In the year 1898, the French anarchist and satirist, Zo d’Axa, decided there were so many phoney asses in his country’s National Assembly that they were scandalously devaluing the currency.
So he decided to present to the electorate a real ass, a pure, genuine, thoroughbred, white donkey that he baptized NUL [None], and invited the people to:
'Vote Nul and make your voices heard!'
In a series of articles Zo solicited his compatriots to support Nul as their elected representative:
'In our endeavours we have tried to find a master that no one dreamed of. .... Now, the honour has fallen on me to present the Master of the People. Please be sympathetic. The ass for whom I seek the suffrage from you, my fellow citizens, is a most charming accomplice. A loyal and excellently shod donkey with a silky coat, delicate hamstring, and a most beauteous voice.'
The day of the election arrived, and lo! from atop the hill of Montmartre, Nul swept forward, imperiously seated on a chariot, like Julius Caesar on a triumph through Rome. Escorting him were Zo and a company of his loyal supporters. Zo later described the proud moment as 'the ass paraded through the streets, past walls decked with banners and placards'.
Proclamations were handed our to the gathering crowds exalting them to....
'Think, dear citizens. You know that your elected representatives deceive you, have deceived you, will continue to deceive you. ... Therefore, vote for Nul! Vote for an ass!'
The spectators laughed and applauded! Women threw flowers! Men doffed their hats! The procession continued through the Latin Quarter and finally arrived at the Senate, where it was greeted with rapturous applause from the university students.
Then, at around 3 p.m., the atmosphere changed. A sinister cloud appeared above them in the form of the police, as ever taking the law into their own hands. The officers erected a barrier at the end of the Boulevard St. Michel. Then the officer in charge ordered Zo to lead Nul to the nearest police station.
But it was too late! The revolution had begun! The crowd smashed their way through the barrier and marched to the Palais de Justice, the Law Courts.
Sadly, it was the moment that the police had been waiting for.
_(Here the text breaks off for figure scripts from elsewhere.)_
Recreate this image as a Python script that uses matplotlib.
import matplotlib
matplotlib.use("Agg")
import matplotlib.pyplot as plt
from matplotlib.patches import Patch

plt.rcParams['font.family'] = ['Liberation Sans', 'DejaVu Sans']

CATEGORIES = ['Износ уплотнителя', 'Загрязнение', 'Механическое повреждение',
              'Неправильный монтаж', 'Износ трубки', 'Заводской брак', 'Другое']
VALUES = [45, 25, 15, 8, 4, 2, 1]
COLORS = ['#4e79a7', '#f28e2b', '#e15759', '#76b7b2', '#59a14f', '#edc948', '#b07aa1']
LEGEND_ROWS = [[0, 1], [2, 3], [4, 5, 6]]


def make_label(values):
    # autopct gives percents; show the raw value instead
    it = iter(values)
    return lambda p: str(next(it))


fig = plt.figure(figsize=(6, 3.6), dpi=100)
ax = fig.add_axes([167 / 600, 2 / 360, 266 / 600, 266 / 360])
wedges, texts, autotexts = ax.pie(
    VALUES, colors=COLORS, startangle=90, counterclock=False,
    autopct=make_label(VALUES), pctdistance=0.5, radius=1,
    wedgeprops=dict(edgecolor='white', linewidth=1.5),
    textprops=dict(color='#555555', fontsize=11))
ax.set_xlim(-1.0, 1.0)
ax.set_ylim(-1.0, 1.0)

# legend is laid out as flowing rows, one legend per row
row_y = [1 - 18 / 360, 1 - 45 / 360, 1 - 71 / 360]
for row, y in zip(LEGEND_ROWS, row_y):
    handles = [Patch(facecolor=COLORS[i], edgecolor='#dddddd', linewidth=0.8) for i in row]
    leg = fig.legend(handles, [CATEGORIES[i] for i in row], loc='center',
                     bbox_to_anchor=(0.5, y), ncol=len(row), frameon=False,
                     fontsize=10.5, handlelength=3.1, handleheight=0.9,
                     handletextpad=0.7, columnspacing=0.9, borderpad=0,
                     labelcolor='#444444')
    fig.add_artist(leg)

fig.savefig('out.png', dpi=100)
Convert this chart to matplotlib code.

They pounced, grabbed Nul's chariot, and led the people's would-be anointed representative away.
Zo was philosophical:
'Like a vile politician the animal had gone sour. The police towed Nul away, the Establishment guiding him. ... For the moment Nul was only a candidate like any other. The police station opened its wide doors and the ass was with his friends.'
The forces of order had prevailed. The Revolution was over.